Recursive descent is the parser technique most professional compilers use (GCC, Clang, Rust, Go). It's predictable, debuggable, and produces excellent error messages because each function knows the grammatical context.

Type checking

The type checker walks the AST and annotates every node with its type. Lateralus uses Hindley-Milner type inference, which means you rarely write type annotations:

// The compiler infers all types here:
let data = [1, 2, 3]                    // Vec<Int>
let doubled = data |> map(|x| x * 2)   // Vec<Int>
let text = doubled |> map(to_string)    // Vec<String>
let result = text |> join(", ")         // String

// Type inference across function boundaries:
fn process(items) {              // items: Vec<T> (inferred from usage)
    items |> filter(|i| i > 0)  // Constrains T to numeric types
          |> sum()               // Returns T
}

Self-hosting milestone

The original compiler was written in Python (3,000 lines). The first self-hosted compiler was a direct port to Lateralus (2,400 lines — Lateralus is more concise).
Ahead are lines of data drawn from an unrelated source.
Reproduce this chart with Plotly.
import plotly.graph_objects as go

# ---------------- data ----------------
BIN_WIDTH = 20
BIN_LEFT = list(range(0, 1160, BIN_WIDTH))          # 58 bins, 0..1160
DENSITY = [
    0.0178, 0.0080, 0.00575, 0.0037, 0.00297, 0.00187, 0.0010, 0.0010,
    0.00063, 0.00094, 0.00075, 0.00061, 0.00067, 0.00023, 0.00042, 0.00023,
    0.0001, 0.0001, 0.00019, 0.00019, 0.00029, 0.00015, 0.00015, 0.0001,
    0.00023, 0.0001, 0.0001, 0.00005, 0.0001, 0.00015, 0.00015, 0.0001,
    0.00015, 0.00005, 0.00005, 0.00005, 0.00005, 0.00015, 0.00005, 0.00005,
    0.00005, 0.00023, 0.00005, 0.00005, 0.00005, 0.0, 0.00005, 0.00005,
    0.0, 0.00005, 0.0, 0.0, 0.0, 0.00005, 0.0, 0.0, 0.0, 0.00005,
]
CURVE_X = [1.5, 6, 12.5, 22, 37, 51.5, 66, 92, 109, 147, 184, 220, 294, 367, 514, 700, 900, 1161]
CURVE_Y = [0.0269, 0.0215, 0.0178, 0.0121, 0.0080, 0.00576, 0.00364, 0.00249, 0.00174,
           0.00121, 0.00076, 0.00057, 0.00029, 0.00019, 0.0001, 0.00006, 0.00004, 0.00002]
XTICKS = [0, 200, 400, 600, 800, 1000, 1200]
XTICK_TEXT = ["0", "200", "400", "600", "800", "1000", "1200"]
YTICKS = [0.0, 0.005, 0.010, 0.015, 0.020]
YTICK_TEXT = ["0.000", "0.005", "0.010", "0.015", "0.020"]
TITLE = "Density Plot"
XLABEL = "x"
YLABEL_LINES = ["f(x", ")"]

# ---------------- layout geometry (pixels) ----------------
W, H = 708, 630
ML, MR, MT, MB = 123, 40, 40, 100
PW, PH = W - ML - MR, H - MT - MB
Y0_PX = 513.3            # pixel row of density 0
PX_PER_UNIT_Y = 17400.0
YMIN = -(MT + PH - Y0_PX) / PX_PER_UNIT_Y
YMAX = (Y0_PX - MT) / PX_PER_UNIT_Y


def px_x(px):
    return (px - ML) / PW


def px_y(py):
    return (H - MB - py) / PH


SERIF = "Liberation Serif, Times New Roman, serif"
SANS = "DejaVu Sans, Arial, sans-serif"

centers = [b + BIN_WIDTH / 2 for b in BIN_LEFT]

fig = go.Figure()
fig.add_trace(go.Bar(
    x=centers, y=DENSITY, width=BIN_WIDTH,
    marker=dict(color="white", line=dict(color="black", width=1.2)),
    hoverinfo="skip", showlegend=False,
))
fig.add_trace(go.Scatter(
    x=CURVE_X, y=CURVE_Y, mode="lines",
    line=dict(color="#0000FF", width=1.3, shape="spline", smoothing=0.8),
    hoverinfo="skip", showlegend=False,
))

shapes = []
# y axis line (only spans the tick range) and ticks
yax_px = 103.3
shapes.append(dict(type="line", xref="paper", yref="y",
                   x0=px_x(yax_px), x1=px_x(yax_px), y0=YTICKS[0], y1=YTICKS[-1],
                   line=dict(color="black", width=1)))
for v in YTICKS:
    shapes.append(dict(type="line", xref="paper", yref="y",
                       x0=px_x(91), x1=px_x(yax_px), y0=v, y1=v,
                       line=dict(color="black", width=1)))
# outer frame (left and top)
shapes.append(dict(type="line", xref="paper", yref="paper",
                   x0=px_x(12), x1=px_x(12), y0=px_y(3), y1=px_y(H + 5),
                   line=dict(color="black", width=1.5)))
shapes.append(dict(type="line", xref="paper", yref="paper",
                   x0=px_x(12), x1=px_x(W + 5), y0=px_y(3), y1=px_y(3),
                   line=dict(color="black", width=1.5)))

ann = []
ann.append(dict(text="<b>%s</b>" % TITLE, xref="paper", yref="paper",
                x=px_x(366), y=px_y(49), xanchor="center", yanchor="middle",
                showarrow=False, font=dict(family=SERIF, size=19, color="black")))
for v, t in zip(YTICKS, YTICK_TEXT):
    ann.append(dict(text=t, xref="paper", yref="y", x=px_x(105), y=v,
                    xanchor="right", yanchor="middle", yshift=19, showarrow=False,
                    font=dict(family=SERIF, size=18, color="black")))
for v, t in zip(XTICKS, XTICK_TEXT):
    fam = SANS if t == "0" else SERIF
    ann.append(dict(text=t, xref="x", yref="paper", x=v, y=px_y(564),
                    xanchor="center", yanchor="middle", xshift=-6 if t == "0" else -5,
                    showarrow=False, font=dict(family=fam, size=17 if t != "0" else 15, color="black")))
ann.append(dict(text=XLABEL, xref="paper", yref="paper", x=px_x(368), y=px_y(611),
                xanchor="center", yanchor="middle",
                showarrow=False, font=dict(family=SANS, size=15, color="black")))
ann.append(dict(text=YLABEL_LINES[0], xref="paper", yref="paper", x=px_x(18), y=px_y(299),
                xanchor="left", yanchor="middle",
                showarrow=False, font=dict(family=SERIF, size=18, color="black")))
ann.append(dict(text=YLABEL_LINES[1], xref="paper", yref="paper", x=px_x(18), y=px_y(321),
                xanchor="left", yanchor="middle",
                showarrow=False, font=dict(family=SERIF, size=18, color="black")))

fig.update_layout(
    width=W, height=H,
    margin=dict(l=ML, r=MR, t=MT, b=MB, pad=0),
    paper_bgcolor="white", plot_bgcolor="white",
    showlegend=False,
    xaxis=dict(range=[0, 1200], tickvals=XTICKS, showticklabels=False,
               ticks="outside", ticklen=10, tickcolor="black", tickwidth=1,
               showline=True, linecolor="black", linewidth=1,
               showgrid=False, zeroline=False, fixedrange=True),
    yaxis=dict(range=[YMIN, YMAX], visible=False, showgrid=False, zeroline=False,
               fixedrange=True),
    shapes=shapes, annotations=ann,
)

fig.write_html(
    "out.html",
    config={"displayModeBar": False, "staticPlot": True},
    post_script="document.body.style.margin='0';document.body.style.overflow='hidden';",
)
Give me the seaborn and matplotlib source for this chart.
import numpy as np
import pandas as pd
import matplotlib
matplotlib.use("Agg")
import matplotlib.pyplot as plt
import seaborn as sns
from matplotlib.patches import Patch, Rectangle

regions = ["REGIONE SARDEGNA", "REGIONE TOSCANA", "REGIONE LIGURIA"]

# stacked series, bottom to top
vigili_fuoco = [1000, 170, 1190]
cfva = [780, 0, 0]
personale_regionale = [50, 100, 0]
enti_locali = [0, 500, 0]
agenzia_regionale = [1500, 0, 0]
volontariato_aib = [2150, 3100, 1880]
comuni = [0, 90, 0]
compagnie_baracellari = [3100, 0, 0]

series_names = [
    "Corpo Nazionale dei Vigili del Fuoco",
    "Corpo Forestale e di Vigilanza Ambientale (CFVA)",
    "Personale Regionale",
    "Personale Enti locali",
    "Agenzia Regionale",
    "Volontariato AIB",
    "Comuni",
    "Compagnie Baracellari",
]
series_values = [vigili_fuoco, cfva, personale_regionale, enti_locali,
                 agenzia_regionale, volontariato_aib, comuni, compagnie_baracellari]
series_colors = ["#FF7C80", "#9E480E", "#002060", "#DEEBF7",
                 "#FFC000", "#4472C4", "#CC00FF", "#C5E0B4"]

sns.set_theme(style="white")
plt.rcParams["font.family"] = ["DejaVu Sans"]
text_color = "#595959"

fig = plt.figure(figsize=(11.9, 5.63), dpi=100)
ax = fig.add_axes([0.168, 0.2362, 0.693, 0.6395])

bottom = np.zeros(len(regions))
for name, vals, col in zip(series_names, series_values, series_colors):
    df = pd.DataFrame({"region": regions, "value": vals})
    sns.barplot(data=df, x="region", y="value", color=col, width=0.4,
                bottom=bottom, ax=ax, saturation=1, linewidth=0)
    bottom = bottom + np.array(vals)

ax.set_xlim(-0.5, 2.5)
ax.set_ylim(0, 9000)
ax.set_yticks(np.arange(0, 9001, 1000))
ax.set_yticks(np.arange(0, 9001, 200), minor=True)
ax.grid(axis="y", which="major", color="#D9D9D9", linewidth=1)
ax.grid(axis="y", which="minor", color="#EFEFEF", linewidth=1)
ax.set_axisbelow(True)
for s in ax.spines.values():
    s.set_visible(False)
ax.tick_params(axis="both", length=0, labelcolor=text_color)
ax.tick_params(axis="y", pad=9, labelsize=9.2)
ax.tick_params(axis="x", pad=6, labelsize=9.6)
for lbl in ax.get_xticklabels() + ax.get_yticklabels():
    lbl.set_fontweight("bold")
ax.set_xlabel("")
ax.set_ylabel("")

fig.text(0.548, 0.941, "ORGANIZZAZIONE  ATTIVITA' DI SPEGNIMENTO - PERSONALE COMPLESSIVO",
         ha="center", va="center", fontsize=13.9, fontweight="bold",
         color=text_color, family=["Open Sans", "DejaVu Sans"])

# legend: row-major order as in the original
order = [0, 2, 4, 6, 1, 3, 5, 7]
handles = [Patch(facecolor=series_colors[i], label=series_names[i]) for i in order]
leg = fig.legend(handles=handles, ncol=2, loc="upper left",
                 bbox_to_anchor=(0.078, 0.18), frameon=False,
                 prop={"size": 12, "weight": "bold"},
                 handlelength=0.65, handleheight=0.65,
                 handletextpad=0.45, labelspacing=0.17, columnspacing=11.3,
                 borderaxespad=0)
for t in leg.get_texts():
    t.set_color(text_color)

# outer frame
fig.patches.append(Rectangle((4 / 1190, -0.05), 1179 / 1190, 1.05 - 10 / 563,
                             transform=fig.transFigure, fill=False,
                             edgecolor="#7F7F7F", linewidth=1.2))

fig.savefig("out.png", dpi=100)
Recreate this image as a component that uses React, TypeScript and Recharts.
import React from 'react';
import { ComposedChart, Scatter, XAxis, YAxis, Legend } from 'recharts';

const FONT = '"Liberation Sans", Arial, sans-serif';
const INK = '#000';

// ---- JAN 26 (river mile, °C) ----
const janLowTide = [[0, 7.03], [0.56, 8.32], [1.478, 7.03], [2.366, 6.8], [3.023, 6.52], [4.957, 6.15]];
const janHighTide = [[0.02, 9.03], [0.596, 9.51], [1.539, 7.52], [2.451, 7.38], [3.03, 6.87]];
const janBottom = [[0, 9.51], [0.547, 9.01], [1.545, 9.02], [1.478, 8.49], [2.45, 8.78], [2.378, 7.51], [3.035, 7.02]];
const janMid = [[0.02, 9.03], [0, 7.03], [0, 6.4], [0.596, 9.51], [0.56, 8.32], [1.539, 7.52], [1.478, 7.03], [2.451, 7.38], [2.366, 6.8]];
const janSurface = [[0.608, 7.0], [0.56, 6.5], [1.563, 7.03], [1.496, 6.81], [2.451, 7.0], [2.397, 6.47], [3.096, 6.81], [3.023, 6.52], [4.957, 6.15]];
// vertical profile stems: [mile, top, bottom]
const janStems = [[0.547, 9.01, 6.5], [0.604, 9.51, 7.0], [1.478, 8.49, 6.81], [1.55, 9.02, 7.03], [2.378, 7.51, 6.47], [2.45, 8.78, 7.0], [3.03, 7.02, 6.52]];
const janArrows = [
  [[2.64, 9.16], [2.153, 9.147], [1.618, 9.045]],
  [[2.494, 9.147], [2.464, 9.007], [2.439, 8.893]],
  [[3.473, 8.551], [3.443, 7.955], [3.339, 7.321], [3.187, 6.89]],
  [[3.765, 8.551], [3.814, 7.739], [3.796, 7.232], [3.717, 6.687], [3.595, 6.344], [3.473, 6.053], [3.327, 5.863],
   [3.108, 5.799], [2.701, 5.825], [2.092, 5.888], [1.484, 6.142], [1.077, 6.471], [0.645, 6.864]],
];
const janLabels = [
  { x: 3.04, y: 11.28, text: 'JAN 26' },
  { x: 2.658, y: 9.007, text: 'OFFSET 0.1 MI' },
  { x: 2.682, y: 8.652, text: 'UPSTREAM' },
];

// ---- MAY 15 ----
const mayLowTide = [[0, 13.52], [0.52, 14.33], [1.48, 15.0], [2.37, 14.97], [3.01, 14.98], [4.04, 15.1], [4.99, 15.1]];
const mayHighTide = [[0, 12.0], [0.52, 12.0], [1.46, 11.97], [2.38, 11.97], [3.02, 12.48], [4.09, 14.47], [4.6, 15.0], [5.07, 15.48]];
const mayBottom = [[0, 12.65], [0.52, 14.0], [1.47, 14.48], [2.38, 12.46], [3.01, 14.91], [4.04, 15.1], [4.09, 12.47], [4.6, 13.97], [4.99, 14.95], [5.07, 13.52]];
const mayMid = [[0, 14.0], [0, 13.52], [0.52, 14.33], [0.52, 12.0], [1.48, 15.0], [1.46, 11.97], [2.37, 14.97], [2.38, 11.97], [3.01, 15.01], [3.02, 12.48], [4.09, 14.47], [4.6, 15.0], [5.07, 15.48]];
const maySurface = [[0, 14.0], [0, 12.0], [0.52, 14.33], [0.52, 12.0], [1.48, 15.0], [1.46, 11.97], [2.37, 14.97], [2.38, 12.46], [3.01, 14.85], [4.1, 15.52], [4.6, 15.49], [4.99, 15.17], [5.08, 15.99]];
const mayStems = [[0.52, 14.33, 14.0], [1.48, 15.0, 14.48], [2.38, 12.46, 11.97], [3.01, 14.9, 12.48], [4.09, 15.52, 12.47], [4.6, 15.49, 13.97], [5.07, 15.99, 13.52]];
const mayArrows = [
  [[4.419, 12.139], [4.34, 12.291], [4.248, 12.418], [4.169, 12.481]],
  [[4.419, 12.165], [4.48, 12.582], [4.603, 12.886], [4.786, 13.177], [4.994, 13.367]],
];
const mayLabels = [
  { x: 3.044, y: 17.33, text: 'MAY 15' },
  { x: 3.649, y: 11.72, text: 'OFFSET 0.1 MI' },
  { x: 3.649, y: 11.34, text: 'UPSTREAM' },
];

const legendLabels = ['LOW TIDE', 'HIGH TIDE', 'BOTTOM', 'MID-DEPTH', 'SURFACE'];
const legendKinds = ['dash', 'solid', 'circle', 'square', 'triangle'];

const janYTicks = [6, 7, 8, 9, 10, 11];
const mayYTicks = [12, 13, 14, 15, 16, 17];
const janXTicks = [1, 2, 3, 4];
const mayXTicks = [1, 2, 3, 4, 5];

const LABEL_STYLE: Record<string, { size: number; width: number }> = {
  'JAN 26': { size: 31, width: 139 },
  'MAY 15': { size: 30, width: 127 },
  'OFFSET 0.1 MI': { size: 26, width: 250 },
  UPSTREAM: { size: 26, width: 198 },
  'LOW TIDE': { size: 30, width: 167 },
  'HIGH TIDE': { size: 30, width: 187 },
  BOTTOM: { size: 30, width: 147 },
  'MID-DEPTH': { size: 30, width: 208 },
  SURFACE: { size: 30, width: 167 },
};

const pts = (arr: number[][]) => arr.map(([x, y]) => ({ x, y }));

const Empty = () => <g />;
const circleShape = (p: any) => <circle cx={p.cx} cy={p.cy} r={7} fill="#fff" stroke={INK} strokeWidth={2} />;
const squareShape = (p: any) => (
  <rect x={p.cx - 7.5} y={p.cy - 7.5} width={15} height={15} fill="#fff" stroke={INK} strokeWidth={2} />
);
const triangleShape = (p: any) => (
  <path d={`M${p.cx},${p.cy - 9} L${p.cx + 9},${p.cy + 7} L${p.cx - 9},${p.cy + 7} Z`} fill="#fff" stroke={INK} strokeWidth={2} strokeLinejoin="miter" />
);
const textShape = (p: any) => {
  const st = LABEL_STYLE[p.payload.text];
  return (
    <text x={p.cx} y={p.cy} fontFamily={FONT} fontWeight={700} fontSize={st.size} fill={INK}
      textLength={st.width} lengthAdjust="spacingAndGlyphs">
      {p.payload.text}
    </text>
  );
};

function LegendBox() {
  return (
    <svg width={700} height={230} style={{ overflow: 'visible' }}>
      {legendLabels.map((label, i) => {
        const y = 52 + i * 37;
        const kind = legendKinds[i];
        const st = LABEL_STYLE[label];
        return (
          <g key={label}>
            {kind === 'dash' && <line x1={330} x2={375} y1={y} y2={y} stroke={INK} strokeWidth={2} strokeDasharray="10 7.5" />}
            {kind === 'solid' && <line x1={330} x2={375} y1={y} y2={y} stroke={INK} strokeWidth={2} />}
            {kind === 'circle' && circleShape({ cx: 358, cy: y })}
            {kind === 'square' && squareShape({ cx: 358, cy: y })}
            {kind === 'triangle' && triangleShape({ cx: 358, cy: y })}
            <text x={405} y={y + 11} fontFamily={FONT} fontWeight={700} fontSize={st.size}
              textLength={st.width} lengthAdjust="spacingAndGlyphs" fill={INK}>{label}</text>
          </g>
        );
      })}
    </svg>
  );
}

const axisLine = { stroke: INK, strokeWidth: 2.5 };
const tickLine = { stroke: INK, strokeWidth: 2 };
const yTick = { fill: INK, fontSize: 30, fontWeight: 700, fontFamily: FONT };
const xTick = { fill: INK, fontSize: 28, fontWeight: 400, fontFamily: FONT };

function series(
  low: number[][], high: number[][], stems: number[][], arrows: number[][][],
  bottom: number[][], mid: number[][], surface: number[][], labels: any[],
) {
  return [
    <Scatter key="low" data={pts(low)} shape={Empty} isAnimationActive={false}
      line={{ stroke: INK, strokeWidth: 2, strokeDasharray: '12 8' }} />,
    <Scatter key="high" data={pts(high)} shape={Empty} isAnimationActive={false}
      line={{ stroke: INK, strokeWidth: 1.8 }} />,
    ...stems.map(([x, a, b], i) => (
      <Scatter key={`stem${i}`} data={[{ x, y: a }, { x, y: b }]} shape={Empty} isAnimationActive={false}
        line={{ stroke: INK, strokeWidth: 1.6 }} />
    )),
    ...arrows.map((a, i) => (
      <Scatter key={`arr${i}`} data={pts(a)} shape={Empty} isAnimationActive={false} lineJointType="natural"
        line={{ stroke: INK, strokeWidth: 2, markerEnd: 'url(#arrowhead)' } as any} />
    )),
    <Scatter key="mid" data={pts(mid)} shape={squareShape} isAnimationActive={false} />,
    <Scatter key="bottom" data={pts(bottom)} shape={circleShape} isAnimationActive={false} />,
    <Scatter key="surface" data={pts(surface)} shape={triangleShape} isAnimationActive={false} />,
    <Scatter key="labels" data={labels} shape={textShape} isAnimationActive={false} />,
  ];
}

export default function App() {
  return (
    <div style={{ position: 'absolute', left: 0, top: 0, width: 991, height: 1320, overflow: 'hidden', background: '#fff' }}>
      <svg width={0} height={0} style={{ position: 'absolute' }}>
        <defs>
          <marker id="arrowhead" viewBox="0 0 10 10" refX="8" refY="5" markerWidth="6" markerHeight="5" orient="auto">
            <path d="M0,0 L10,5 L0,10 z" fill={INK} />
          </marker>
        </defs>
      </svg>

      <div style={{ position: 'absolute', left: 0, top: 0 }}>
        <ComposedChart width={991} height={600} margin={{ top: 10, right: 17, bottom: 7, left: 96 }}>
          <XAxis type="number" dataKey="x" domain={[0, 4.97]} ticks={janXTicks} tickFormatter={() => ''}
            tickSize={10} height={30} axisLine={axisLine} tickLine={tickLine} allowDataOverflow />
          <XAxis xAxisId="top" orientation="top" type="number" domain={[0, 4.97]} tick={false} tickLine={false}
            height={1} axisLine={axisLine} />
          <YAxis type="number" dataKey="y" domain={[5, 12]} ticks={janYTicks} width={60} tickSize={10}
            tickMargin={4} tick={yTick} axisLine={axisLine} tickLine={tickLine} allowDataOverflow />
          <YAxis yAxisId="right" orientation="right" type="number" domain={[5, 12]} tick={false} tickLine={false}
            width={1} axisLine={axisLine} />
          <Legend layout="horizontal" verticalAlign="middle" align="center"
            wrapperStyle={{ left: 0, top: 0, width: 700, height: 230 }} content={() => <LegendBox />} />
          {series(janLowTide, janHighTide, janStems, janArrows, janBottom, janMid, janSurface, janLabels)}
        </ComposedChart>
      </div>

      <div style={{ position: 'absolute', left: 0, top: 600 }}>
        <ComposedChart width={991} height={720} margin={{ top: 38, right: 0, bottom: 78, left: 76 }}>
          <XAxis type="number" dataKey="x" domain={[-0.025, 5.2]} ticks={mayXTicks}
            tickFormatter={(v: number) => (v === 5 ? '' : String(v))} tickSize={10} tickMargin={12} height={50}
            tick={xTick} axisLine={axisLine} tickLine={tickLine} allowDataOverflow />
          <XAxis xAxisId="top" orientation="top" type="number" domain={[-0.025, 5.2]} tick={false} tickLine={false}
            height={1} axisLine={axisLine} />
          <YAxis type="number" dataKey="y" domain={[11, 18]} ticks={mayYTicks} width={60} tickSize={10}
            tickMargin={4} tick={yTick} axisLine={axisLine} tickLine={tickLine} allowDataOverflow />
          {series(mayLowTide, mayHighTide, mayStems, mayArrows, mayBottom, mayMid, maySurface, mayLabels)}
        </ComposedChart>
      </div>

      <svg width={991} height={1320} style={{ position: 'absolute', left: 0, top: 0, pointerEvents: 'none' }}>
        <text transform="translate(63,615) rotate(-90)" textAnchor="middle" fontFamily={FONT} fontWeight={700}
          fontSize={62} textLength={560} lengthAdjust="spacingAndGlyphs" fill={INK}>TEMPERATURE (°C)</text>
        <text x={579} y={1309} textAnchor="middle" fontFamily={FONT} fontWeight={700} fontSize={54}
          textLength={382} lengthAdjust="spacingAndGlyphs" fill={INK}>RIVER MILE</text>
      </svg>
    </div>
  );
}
The bootstrap process:

Stage 0 — Python compiler compiles Lateralus compiler source to C99
Stage 1 — GCC compiles the C99 to a native binary (the stage-1 compiler)
Stage 2 — Stage-1 compiler compiles its own source code to C99, then to native binary
Stage 3 — Stage-2 compiler compiles its own source. The output must be bit-identical to Stage 2.

Stage 2 = Stage 3 confirms the compiler correctly compiles itself. This is the gold standard for compiler correctness, used by GCC, Clang, and Rust.